Lalani noted that Underground Atlanta alone has already drawn more than 2 million visitors over the past year, a signal of growing interest in the area. The next phase, he said, is converting that activity into a more permanent presence, supported by housing, retail, and everyday amenities.
Running parallel to it is continued investment along the Atlanta Beltline, which has become one of the city’s biggest economic drivers. Roughly $900 million in public investment has helped generate more than $9 billion in private development, according to Clyde Higgs, president and CEO of Atlanta Beltline.
“When you look at the return on public investment, it is significant,” Higgs said, pointing to the project’s role in driving job creation and new development.
Leaders were clear, though, that growth at this scale must be paired with deliberate thinking about who benefits. “It is not about balancing growth and affordability,” Higgs said. “If you approach affordability proactively, it actually fuels growth rather than constraining it.”
That view is gaining ground among both public agencies and private developers, especially across downtown and surrounding districts where several major projects are moving at once. Invest Atlanta is guiding more than $3 billion in potential development, spanning projects like the conversion of 2 Peachtree Street into residential units and the revitalization of Underground Atlanta, alongside the continued buildout of Centennial Yards. Together, they are expected to add thousands of residential units and hotel rooms to the urban core, much of it timed around the 2026 World Cup but designed to outlast it.

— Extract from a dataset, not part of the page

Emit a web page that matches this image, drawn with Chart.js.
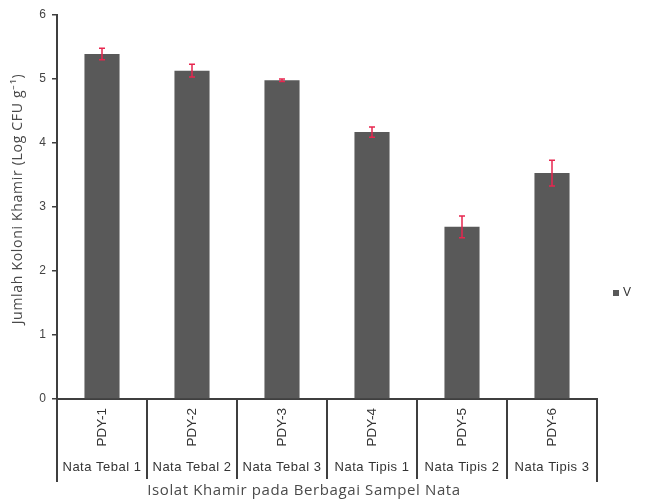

“What we see today is not going to be the downtown of the future,” said Eloisa Klementich, president and CEO of Invest Atlanta.
Pointing to a pipeline of projects already funded or underway, she emphasized that the scale of investment will change Atlanta over the coming years, bringing new housing, retail, and public space into areas that have historically lacked consistent activity.
“These are not projects sitting on a shelf,” Klementich said. “They are already moving forward and will change how downtown functions.”
Mobility as a lever for growth
As Atlanta looks toward 2030 and beyond, mobility stands as a potential constraint on regional growth. With Metro Atlanta expected to add close to 2 million residents over the next two decades, transportation systems will need to expand in both capacity and reach to keep pace.
“You cannot grow your economy if you cannot move people, goods, and information,” said McGowan. “Mobility is going to be a natural growth restrictor if we don’t address it.”
That challenge is already visible in how people move in and out of downtown, where much of the existing infrastructure was designed long before the scale of development now underway.
“The freeway system that connects downtown was built in the ’60s and ’70s,” McGowan said. “It wasn’t designed for the level of activity we’re adding today.”
No single fix will be enough. Higgs pointed to trails, transit, and regional coordination as pieces of a larger puzzle, arguing that connectivity between districts and access to alternative modes of transportation are just as important as expanding roads or adding capacity.
“The ability to move through the city is going to require more than one solution,” Higgs said.